One was in that bastion of consumerism and the free market economy, Target. I've learned that places like Target don't seem to exist outside of America. That part's not a surprise, I guess. The surprise was when browsing the dollar aisle at Target, I nearly burst into tears. Whether it was due to the sharp decline of the dollar or my own mortality, I don't venture to guess. But needless to say, Target evoked a deep yearning, a hole in my soul that Marks & Sparks cannot and will not fill.
On this trip, it was a day in the People's Park in Berkeley. In general, I sneer at hippies, but on this day, they made me nostalgic. In Dublin, naked men in their sixties with tattoos do not smoke marijuana in public parks. In Berkeley, they do not only this, but at the same time they bend over and do stretches so their old man balls jiggle and they have looks of proud contentment on their faces. When my eyes weren't arrested by the senior testes, they were focused on the stage where a quadriplegic with a stick in his mouth was pointing to letters on a chart and a woman next to him was reading his words aloud.
I A-M am, I am, H-A-P happy, I am happy T-O to B-E, I am happy to be, H-E here, I am happy to be here, I- in T-H the P-E-O-P, I am happy to be here in the People, P-A-R-K, T-O-D-A, I am happy to be here in the People's Park today! Weak applause all around.

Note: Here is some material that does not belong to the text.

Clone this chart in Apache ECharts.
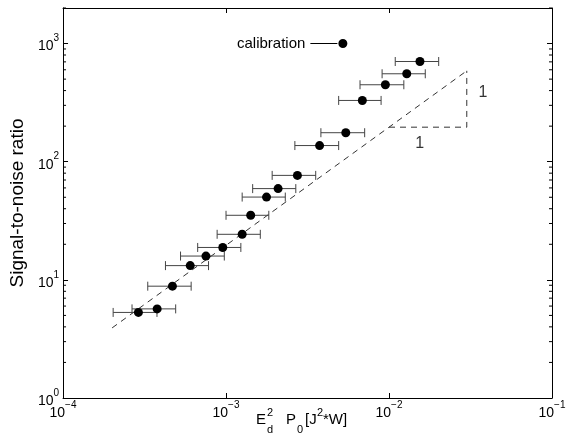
<!DOCTYPE html>
<html><head><meta charset="utf-8">
<script src="https://cdn.jsdelivr.net/npm/echarts@6/dist/echarts.min.js"></script>
<style>html,body{margin:0;padding:0;background:#fff}#c{width:572px;height:445px}</style>
</head><body><div id="c"></div>
<script>
// ---- data ----
const xVals  = [2.90e-4, 3.78e-4, 4.69e-4, 6.03e-4, 7.53e-4, 9.55e-4, 1.256e-3, 1.417e-3, 1.772e-3, 2.087e-3, 2.742e-3, 3.75e-3, 5.43e-3, 6.86e-3, 9.50e-3, 1.285e-2, 1.548e-2];
const yVals  = [5.30, 5.68, 8.84, 13.2, 15.9, 18.8, 24.3, 35.2, 50.2, 59.2, 76.6, 137, 176, 330, 448, 555, 705];
const xLow   = [2.03e-4, 2.65e-4, 3.31e-4, 4.25e-4, 5.26e-4, 6.70e-4, 8.82e-4, 1.00e-3, 1.256e-3, 1.457e-3, 1.919e-3, 2.645e-3, 3.82e-3, 4.91e-3, 6.64e-3, 9.07e-3, 1.092e-2];
const xHigh  = [3.77e-4, 4.91e-4, 6.11e-4, 7.81e-4, 9.76e-4, 1.233e-3, 1.623e-3, 1.83e-3, 2.31e-3, 2.68e-3, 3.55e-3, 4.91e-3, 7.09e-3, 8.94e-3, 1.233e-2, 1.669e-2, 2.017e-2];
const fitX   = [2e-4, 0.03];
const fitY   = [3.92, 588];
const triX   = [0.01, 0.03, 0.03];
const triY   = [196, 196, 588];
const slopeLabelX = [0.0377, 0.0154];
const slopeLabelY = [385, 143];
const slopeLabelText = ['1', '1'];
const yMinorTicks = [2,3,4,5,6,7,8,9,20,30,40,50,60,70,80,90,200,300,400,500,600,700,800,900,2000];
const xRange = [1e-4, 1e-1];
const yRange = [1, 2000];
const seriesName = 'calibration';

const FONT = 'Liberation Sans';
function powLabel(v){
  const l = Math.log10(v);
  const e = Math.round(l);
  if (Math.abs(l - e) > 1e-6) return '';
  return '{b|10}{s|' + (e < 0 ? '\u2212' + (-e) : e) + '}';
}
const rich = {
  b: {fontSize: 14, lineHeight: 20, verticalAlign: 'bottom', fontFamily: FONT, color: '#000'},
  s: {fontSize: 10, lineHeight: 10, verticalAlign: 'top', fontFamily: FONT, color: '#000'}
};
const axisLineStyle = {color: '#000', width: 1};

const points = xVals.map((x, i) => [x, yVals[i]]);
const bars = xVals.map((x, i) => [x, yVals[i], xLow[i], xHigh[i]]);

const chart = echarts.init(document.getElementById('c'), null, {renderer: 'canvas'});
chart.setOption({
  animation: false,
  backgroundColor: '#fff',
  grid: {left: 57, right: 20, top: 8, bottom: 47, containLabel: false},
  legend: {
    left: 237, top: 36, align: 'right', selectedMode: false, padding: 0,
    itemWidth: 37, itemHeight: 9,
    icon: 'path://M0,4.6h27v0.8h-27z M37,5a4.5,4.5 0 1,1 -9,0a4.5,4.5 0 1,1 9,0z',
    itemStyle: {opacity: 1},
    textStyle: {fontSize: 15, fontFamily: FONT, color: '#000'},
    data: [seriesName]
  },
  xAxis: [
    {type: 'log', logBase: 10, min: xRange[0], max: xRange[1], position: 'bottom',
     axisLine: {show: true, lineStyle: axisLineStyle},
     axisTick: {show: true, inside: true, length: 5, lineStyle: axisLineStyle},
     axisLabel: {formatter: powLabel, rich: rich, margin: 2, showMinLabel: true, showMaxLabel: true},
     splitLine: {show: false}, minorTick: {show: false}},
    {type: 'log', logBase: 10, min: xRange[0], max: xRange[1], position: 'top',
     axisLine: {show: true, lineStyle: axisLineStyle},
     axisTick: {show: true, inside: true, length: 5, lineStyle: axisLineStyle},
     axisLabel: {show: false}, splitLine: {show: false}}
  ],
  yAxis: [
    {type: 'log', logBase: 10, min: yRange[0], max: yRange[1], position: 'left',
     name: 'Signal-to-noise ratio', nameLocation: 'middle', nameGap: 28,
     nameTextStyle: {fontSize: 19, fontFamily: FONT, color: '#000'},
     axisLine: {show: true, lineStyle: axisLineStyle},
     axisTick: {show: true, inside: true, length: 5, lineStyle: axisLineStyle},
     axisLabel: {formatter: powLabel, rich: rich, margin: 4, showMinLabel: true, showMaxLabel: true},
     splitLine: {show: false}},
    {type: 'log', logBase: 10, min: yRange[0], max: yRange[1], position: 'right',
     axisLine: {show: true, lineStyle: axisLineStyle},
     axisTick: {show: true, inside: true, length: 5, lineStyle: axisLineStyle},
     axisLabel: {show: false}, splitLine: {show: false}}
  ],
  graphic: [
    {type: 'text', x: 256, y: 420, style: {text: 'E', fontSize: 15, fontFamily: FONT, fill: '#000', verticalAlign: 'middle'}},
    {type: 'text', x: 267, y: 413, style: {text: '2', fontSize: 11, fontFamily: FONT, fill: '#000', verticalAlign: 'middle'}},
    {type: 'text', x: 267, y: 430, style: {text: 'd', fontSize: 11, fontFamily: FONT, fill: '#000', verticalAlign: 'middle'}},
    {type: 'text', x: 286, y: 420, style: {text: 'P', fontSize: 15, fontFamily: FONT, fill: '#000', verticalAlign: 'middle'}},
    {type: 'text', x: 297, y: 430, style: {text: '0', fontSize: 11, fontFamily: FONT, fill: '#000', verticalAlign: 'middle'}},
    {type: 'text', x: 305, y: 420, style: {text: '[J', fontSize: 15, fontFamily: FONT, fill: '#000', verticalAlign: 'middle'}},
    {type: 'text', x: 317, y: 413, style: {text: '2', fontSize: 11, fontFamily: FONT, fill: '#000', verticalAlign: 'middle'}},
    {type: 'text', x: 323, y: 420, style: {text: '*W]', fontSize: 15, fontFamily: FONT, fill: '#000', verticalAlign: 'middle'}}
  ],
  series: [
    {type: 'custom', name: 'minorTicks', silent: true, z: 1,
     data: yMinorTicks.map(v => [xRange[0], v]),
     encode: {x: 0, y: 1},
     renderItem: function(params, api){
       const v = api.value(1);
       const l = api.coord([xRange[0], v]);
       const r = api.coord([xRange[1], v]);
       return {type: 'group', children: [
         {type: 'line', shape: {x1: l[0], y1: l[1], x2: l[0] + 3, y2: l[1]}, style: {stroke: '#000', lineWidth: 1}},
         {type: 'line', shape: {x1: r[0], y1: r[1], x2: r[0] - 3, y2: r[1]}, style: {stroke: '#000', lineWidth: 1}}
       ]};
     }},
    {type: 'line', name: 'fit', data: fitX.map((x, i) => [x, fitY[i]]), showSymbol: false, silent: true,
     lineStyle: {color: '#333', width: 1, type: [6, 5]}, z: 2},
    {type: 'line', name: 'slope', data: triX.map((x, i) => [x, triY[i]]), showSymbol: false, silent: true,
     lineStyle: {color: '#333', width: 1, type: [6, 5]}, z: 2},
    {type: 'scatter', name: 'slopeLabels', silent: true, symbolSize: 0,
     data: slopeLabelX.map((x, i) => ({value: [x, slopeLabelY[i]], label: {formatter: slopeLabelText[i]}})),
     label: {show: true, position: 'inside', fontSize: 16, fontFamily: FONT, color: '#000'}},
    {type: 'custom', name: 'errorbars', silent: true, z: 3,
     data: bars, encode: {x: 0, y: 1},
     renderItem: function(params, api){
       const y = api.value(1);
       const a = api.coord([api.value(2), y]);
       const b = api.coord([api.value(3), y]);
       const h = 4.5;
       const st = {stroke: '#444', lineWidth: 1};
       return {type: 'group', children: [
         {type: 'line', shape: {x1: a[0], y1: a[1], x2: b[0], y2: b[1]}, style: st},
         {type: 'line', shape: {x1: a[0], y1: a[1] - h, x2: a[0], y2: a[1] + h}, style: st},
         {type: 'line', shape: {x1: b[0], y1: b[1] - h, x2: b[0], y2: b[1] + h}, style: st}
       ]};
     }},
    {type: 'scatter', name: seriesName, data: points, symbol: 'circle', symbolSize: 9,
     itemStyle: {color: '#000', opacity: 1}, z: 5}
  ]
});
</script></body></html>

The quadriplegic, as it turns out, is running for president of the USA. (Watch his YouTube video here) Between the dogs named after characters in Greek mythology led around by gutterpunks with tattooed faces, the overwhelming smell of patchouli and pot, the mentally ill man screaming randomly and thrusting his middle finger high into the air, the sagging, naked men, the overweight lesbians waving pink flags of solidarity, the dreadlocks, oh so many dreadlocks, the pot brownies and politics that didn't include Hillary, Obama or McCain, I thought to myself, welcome to California.
But really, it was the weather that got me on this trip. I've been in Ireland for over a year, and I can remember one really nice, sunny day. Sunny enough for a sunburn almost. This isn't saying much as I get pink if I stand too close to a toaster. But there was a sunny day last summer. June 9th, I think. After that, it rained 70 days in a row, and that was my summer. These last two weeks in California have been painfully gorgeous. The weather is the one thing that I think will stop me from staying in Dublin forever. I miss the sun.

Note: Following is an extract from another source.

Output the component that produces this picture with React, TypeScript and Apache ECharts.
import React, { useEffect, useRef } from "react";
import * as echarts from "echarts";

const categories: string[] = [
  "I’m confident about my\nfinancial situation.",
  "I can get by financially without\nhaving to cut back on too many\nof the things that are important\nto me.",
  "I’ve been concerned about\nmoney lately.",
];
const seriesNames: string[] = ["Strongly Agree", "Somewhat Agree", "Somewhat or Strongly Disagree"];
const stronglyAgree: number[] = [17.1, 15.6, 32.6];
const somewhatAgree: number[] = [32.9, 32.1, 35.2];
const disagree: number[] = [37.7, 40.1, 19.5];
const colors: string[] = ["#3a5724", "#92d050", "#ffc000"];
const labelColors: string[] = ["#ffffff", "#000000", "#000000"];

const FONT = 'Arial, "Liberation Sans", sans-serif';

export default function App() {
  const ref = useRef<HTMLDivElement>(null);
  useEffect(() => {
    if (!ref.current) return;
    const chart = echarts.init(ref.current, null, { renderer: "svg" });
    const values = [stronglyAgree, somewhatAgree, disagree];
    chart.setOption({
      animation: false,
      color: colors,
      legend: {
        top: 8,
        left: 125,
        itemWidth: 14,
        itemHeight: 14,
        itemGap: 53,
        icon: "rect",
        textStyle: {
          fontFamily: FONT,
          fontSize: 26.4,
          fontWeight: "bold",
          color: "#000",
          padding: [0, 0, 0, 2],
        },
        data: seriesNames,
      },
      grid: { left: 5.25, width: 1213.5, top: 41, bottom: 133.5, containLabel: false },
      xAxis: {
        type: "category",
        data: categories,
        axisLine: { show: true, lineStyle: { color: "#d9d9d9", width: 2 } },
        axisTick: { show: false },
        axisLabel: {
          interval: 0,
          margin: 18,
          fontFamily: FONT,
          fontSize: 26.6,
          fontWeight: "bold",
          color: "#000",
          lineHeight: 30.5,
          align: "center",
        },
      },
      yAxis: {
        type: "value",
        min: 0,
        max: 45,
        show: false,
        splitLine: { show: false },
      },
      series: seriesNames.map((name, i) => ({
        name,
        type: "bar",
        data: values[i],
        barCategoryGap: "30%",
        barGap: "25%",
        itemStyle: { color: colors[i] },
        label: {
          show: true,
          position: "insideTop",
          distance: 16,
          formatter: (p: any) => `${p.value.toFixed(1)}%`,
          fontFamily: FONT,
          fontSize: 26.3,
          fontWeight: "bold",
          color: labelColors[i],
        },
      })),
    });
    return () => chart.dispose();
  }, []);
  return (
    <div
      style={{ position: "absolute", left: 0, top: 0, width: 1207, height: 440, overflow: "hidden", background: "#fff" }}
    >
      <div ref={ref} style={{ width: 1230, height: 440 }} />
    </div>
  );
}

Other California moments. I stayed in the Tenderloin which is rather strangely, the home of all of the mentally ill people in the country as well as a large portion of its crack, and most of the nicest hotels in San Francisco. I saw a man walking around in a fur coat, a woman sitting on the sidewalk trying to slyly smoke crack with a coat covering her head, another woman sitting on the curb, stripping wire that trailed seven or eight feet behind her, a man sleeping contentedly in a puddle of his own urine, crack dealers standing on corners five deep, a woman standing in an intersection, eyes rolling crazily all over the place as if they hoped to escape this cracked out, insane body that held them captive as she gyrated her hips wildly, hoping to pick up a date, a few dollars for more rock, completely unaware that her tube top had long since slipped to far below her navel and that her nipples were also wall-eyed.

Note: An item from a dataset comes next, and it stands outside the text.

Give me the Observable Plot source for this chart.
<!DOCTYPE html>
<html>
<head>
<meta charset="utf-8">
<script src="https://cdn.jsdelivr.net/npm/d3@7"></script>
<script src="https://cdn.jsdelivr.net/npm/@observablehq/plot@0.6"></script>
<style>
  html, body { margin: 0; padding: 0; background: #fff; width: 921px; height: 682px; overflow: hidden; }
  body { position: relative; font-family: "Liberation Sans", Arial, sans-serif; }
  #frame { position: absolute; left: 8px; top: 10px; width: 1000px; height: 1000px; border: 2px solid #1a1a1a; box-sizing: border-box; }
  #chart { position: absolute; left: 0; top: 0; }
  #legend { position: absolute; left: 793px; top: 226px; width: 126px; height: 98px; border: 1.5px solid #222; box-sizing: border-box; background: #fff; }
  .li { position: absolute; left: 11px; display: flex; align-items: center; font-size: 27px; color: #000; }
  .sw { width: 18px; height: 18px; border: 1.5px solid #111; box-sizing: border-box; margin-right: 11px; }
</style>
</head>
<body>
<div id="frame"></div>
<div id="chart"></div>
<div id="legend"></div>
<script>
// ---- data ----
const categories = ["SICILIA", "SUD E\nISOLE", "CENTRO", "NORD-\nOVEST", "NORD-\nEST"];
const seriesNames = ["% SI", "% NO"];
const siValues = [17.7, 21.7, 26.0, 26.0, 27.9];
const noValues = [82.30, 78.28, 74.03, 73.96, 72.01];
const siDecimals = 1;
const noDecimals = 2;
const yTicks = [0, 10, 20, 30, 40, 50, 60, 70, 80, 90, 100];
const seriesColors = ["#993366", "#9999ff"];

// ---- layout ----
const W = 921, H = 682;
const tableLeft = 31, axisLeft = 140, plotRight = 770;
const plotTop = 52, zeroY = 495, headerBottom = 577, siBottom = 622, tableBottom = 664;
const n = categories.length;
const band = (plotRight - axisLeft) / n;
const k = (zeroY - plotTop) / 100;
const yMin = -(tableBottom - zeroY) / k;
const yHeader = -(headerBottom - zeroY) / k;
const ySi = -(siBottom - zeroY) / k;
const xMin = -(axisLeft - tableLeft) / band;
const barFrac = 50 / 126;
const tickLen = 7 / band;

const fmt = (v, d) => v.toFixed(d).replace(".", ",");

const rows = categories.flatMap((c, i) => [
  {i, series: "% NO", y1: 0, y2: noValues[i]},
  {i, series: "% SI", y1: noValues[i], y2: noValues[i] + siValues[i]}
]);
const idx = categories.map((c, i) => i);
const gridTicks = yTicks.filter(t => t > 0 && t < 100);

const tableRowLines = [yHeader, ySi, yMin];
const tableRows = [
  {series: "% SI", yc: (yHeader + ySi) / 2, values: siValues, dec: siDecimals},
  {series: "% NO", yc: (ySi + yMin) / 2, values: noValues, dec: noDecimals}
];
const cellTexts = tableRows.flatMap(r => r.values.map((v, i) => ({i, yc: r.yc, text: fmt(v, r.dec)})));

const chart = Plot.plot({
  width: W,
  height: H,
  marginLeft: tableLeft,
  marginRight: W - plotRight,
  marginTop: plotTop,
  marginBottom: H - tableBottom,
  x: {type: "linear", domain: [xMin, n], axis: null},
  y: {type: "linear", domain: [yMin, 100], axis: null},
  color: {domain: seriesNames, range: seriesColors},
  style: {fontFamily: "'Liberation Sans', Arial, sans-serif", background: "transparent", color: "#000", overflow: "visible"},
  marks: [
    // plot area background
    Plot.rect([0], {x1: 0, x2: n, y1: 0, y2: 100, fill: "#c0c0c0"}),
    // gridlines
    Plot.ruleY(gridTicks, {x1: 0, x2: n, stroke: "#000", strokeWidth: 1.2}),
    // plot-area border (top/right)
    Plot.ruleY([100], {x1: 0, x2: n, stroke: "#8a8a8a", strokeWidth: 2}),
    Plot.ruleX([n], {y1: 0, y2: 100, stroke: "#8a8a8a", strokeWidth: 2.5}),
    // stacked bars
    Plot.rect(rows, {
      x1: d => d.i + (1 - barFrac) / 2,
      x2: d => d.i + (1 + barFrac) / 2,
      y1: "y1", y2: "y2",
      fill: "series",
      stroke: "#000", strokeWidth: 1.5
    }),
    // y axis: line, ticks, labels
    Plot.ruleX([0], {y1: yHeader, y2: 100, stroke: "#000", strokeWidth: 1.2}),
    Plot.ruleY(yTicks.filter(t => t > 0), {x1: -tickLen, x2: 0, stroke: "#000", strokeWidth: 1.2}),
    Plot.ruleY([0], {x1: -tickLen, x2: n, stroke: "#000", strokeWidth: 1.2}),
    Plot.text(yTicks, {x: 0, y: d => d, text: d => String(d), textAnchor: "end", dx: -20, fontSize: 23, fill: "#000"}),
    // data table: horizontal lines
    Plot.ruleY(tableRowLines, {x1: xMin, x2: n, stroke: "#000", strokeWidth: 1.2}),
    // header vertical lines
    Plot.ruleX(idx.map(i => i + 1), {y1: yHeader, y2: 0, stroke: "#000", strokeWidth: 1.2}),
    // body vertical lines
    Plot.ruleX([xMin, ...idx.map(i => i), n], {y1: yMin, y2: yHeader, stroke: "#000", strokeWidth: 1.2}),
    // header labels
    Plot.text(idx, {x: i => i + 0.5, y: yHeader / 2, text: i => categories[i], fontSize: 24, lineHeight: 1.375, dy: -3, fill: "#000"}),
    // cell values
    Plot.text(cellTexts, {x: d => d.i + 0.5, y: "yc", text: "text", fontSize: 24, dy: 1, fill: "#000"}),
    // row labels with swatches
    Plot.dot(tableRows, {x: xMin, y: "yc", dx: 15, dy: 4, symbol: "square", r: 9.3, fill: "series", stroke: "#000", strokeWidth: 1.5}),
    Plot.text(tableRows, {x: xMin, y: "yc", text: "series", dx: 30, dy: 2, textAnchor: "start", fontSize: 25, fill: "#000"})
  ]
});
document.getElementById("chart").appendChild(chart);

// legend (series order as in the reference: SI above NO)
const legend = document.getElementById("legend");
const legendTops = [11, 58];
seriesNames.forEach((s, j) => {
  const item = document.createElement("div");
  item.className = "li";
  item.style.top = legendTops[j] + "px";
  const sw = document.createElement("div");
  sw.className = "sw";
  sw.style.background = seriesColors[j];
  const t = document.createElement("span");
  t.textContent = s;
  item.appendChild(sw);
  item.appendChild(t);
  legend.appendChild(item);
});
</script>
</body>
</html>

There's a game they play in the Tenderloin called "That's Not a Crack Rock." When you see someone crawling on the ground, picking up any little scrap of dust, jibs of dirt, rocks stuck under people's shoes and then smoking it, they are a contestant. I once saw an interview with the woman whose life the movie Rush was based on, and she talked about how as a undercover police officer, it was the moment when she found herself crawling on the floor of a hotel room searching for jibs of crack that she realized that she had hit her bottom. In the Tenderloin, they hit their bottoms before lunchtime.
When I was on the BART train a man walked on wearing a sandwich board that said in two-inch high letters "THERE'S POOP IN THE MEAT." He was passing out flyers for a vegan action organization. Next to me, a man popped out his jewel-encrusted gold grill, and meticulously cleaned it with his BART card, nonplussed.
Later that night, as I drove through the 24 hour Taco Bell at 2 am while listening to 2Pac, I thought to myself, now this is California.
in NY-f'n-C, they call "That's Not a Crack Rock" ghostbustin'. it usually happens around dawn or so.